Французская революция развеяла «русский мираж», а тема «русской угрозы» к концу XVIII века вышла на первый план. Официально Россия не вступила в число членов Первой антифранцузской коалиции и первой начала преследование революционных идей среди собственной просвещённой элиты. Екатерина II дала приют многим французам (например, в Митаве, на территории Российской империи (ныне Латвия, Елгава), пережидал революцию граф Прованский, будущий король Франции Людовик XVIII); многие французы остались в России[566].
В охваченной революцией Франции оказался востребованным негативный образ России. Она начинает восприниматься как противница передовых революционных идей и агрессивная держава, стремящаяся к территориальной экспансии, тем более что внешняя политика Российской империи в это время была весьма активной. Россия принимала участие во всех трёх разделах Речи Посполитой (1772,1793, 1795), которые определили в дальнейшем негативное восприятие России не только поляками, но в целом европейцами, смотревшими на неё, как и прежде, через польскую оптику. Как справедливо отмечает О. Б. Йеменский, для России разделы Речи Посполитой ознаменовали объединение русских земель, однако для поляков они стали трагедией. Несмотря на то, что в ходе разделов Российская империя не присвоила себе ни пяди польской земли, не пересекла польскую этнографическую границу, а лишь возвратила себе отнятые поляками русские земли[567], Россию в Европе воспринимали как поработительницу поляков.
17 ноября 1793 года лидер якобинцев Максимилиан Робеспьер выступил в Конвенте с речью «О политическом положении республики», в которой весьма сурово оценил личные качества императрицы Екатерины II и в целом российскую политику: «Политика России властно определяется самой природой вещей. Эта страна представляет собой соединение жестокости диких орд и пороков цивилизованных народов». Господствующие классы России, по его словам, испытывают «потребность в том, чтоб им служили и их восхваляли афиняне, а имеют они подданными татар. Этот контраст в их положении заставил их обратиться <…> к завоеванию соседних с ними плодородных земель на западе и на юге. Петербургский двор стремится эмигрировать из печальных мест, в которых он обитает, в европейскую Турцию и в Польшу…»[568]

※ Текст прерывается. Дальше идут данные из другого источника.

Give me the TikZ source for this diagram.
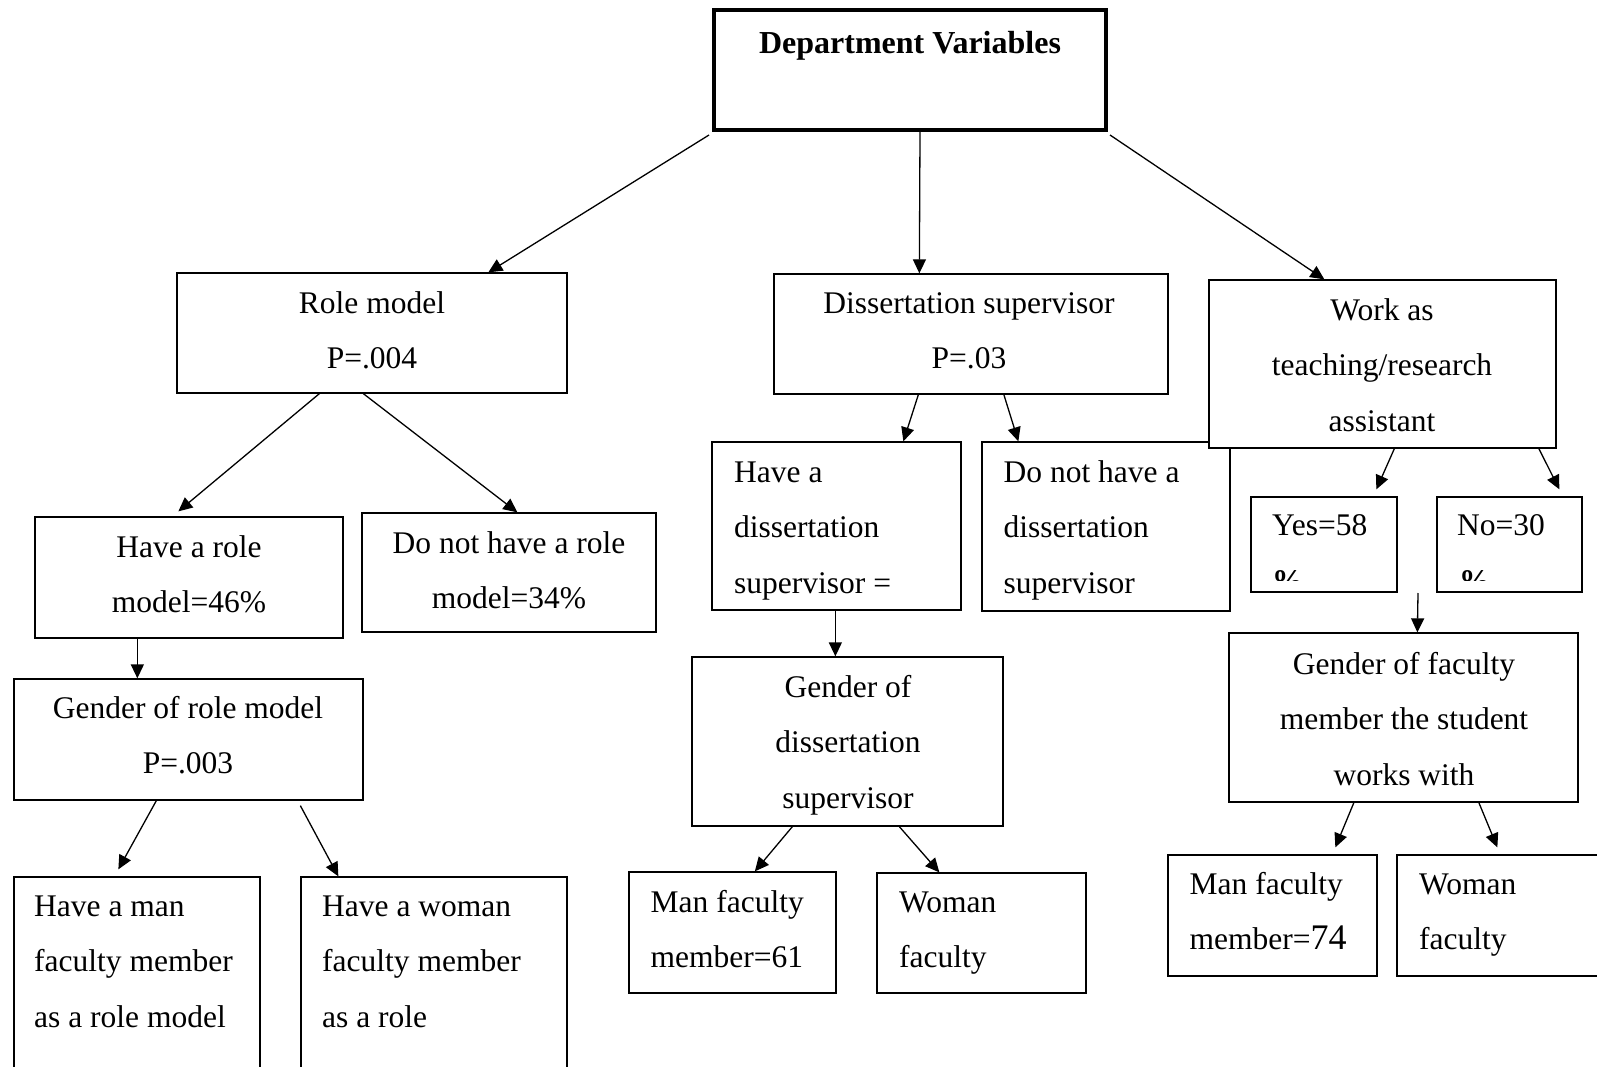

По мнению С.Е. Летчфорда, вовсе не случайно, что эта яростная атака на императрицу Екатерину II совпала по времени с началом польского восстания Тадеуша Костюшко 1794 года. «Это восстание явилось важным этапом в развитии антирусских настроений. Французская печать широко и в самом сочувственном тоне освещала борьбу поляков», — подчёркивает исследователь. Однако такие заявления были продиктованы не столько революционной солидарностью, сколько геополитическими интересами: нужно было реанимировать Польшу как сферу французских интересов[569].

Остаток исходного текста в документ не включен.